The cryptocurrency market in 2023-24 has seen a change from its usual patterns in the ratio between Ethereum (ETH) and Bitcoin (BTC). This ratio is a crucial measure of how money moves around and investors’ appetite for risk in the market.
Despite the start of a bullish trend towards the end of 2022, the ratio between ETH and BTC has been unexpectedly dropping. Experts believe that two main factors are contributing to this weaker performance.
Unpredicted ETH/BTC Ratio Decline
As per a recent report by Glassnode and CME Group, the approval of Bitcoin ETFs in the US in January 2024 has significantly increased the demand for Bitcoin, pushing its price higher.

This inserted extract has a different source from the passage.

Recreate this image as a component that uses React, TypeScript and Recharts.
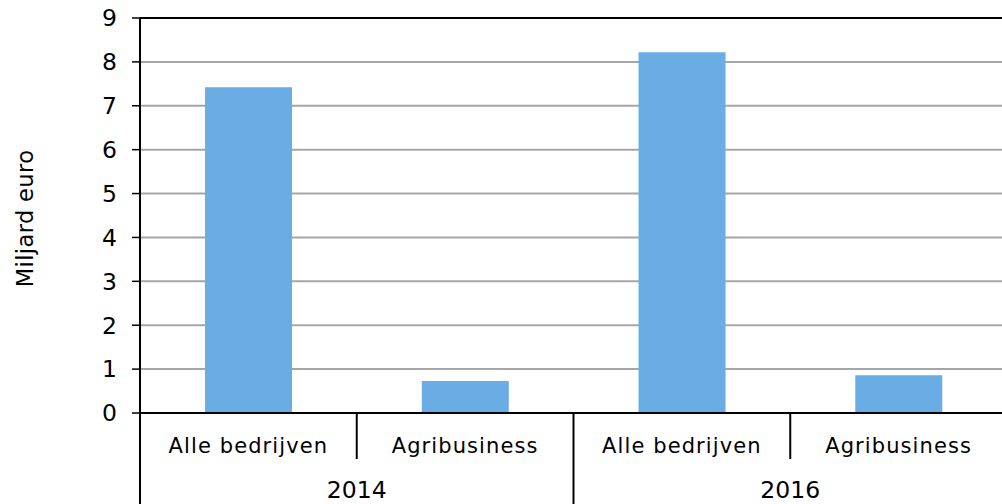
import React from 'react';
import { BarChart, Bar, XAxis, YAxis, CartesianGrid, ReferenceLine } from 'recharts';

// waarden (miljard euro)
const categories = ['Alle bedrijven', 'Agribusiness', 'Alle bedrijven', 'Agribusiness'];
const years = ['2014', '2014', '2016', '2016'];
const values = [7.42, 0.73, 8.22, 0.86];
const yTicks = [0, 1, 2, 3, 4, 5, 6, 7, 8, 9];

const data = categories.map((c, i) => ({ key: `${years[i]}-${c}`, name: c, year: years[i], value: values[i] }));

const CHART_W = 1007;
const CHART_H = 504;
const Y_W = 140;
const BAND = (CHART_W - Y_W) / categories.length;
const FONT = '"DejaVu Sans", Verdana, sans-serif';

const CategoryTick = (props: any) => {
  const { x, y, index } = props;
  const half = BAND / 2;
  const lastOfYear = index === categories.length - 1 || years[index + 1] !== years[index];
  const firstOfYear = index === 0 || years[index - 1] !== years[index];
  return (
    <g>
      <text x={x} y={y + 40} textAnchor="middle" fontSize={21} letterSpacing={1.1} fontFamily={FONT} fill="#000">
        {categories[index]}
      </text>
      {index === 0 && <line x1={x - half} x2={x - half} y1={y} y2={CHART_H} stroke="#000" strokeWidth={2} />}
      {!lastOfYear && <line x1={x + half} x2={x + half} y1={y} y2={y + 46} stroke="#000" strokeWidth={2} />}
      {lastOfYear && <line x1={x + half} x2={x + half} y1={y} y2={CHART_H} stroke="#000" strokeWidth={2} />}
      {!firstOfYear && (
        <text x={x - half} y={y + 85} textAnchor="middle" fontSize={23.5} fontFamily={FONT} fill="#000">
          {years[index]}
        </text>
      )}
    </g>
  );
};

const YLabel = (props: any) => {
  const { viewBox } = props;
  const cx = 33;
  const cy = viewBox.y + viewBox.height / 2 + 3;
  return (
    <text x={cx} y={cy} transform={`rotate(-90, ${cx}, ${cy})`} textAnchor="middle" fontSize={22.5} letterSpacing={0.4} fontFamily={FONT} fill="#000">
      Miljard euro
    </text>
  );
};

export default function App() {
  return (
    <div style={{ position: 'absolute', left: 0, top: 0, width: 1002, height: 504, overflow: 'hidden', background: '#fff' }}>
      <BarChart width={CHART_W} height={CHART_H} data={data} margin={{ top: 18, right: 0, bottom: 0, left: 0 }} barCategoryGap="30%">
        <CartesianGrid vertical={false} stroke="#a6a6a6" strokeWidth={2} />
        <XAxis
          dataKey="key"
          height={91}
          interval={0}
          tick={<CategoryTick />}
          tickLine={false}
          tickSize={0}
          tickMargin={0}
          axisLine={{ stroke: '#000', strokeWidth: 2 }}
        />
        <YAxis
          width={Y_W}
          domain={[0, 9]}
          ticks={yTicks}
          interval={0}
          tickSize={8}
          tickMargin={15}
          tick={{ fontSize: 23.5, fill: '#000', fontFamily: FONT }}
          tickLine={{ stroke: '#000', strokeWidth: 1.5 }}
          axisLine={{ stroke: '#000', strokeWidth: 2 }}
          label={<YLabel />}
        />
        <ReferenceLine y={9} stroke="#000" strokeWidth={2} />
        <Bar dataKey="value" fill="#6aade4" isAnimationActive={false} />
      </BarChart>
    </div>
  );
}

Additionally, the competition among Proof-of-Stake (PoS) blockchains has been putting pressure on Ethereum, challenging its leadership in key areas such as liquidity, attracting investment, user experience, and, notably, scalability.
Despite the current situation, experts from Glassnode and CME Group anticipate a shift in this dynamic once spot Ether ETFs are introduced in the US, potentially reversing the current downtrend.
Investors are eagerly awaiting the launch of Ethereum ETFs. Several major asset managers, including VanEck, Grayscale, Fidelity, BlackRock, 21Shares, Franklin Templeton, and Bitwise, have submitted updated spot ETH ETF S-1 registration documents with the US Securities and Exchange Commission (SEC) this week.
The SEC has set a deadline of July 8 for issuers to submit their revised applications. It is hoped that the SEC will approve these applications within the next two weeks, given that issuers have made substantial progress in meeting all requirements.
It should be noted that while the SEC greenlit issuers’ spot ETH ETF 19b-4 applications on May 23, approval of their S-1 filings is still needed for trading to commence.
Ethereum’s Key Metrics Analysis
Despite the challenges, Ethereum has managed to hold above the $3,000 mark, which has boosted market sentiment.
Recent data indicates that Ethereum is nearing a potential bottom, reflected in the Ethereum Realized Cap of $240 billion. When the market cap approaches or falls below the realized cap, it often indicates a late-stage bear market, suggesting a potential uptrend in Ethereum’s price.
Additionally, Ethereum’s Market Value to Realized Value (MVRV) ratio is showing signs of increased profitability, aligning with a recovery in the bull market phase. The MVRV ratio has been climbing steadily since mid-2023, indicating that the average Ethereum investor is holding unrealized profits as it surpasses 1.0.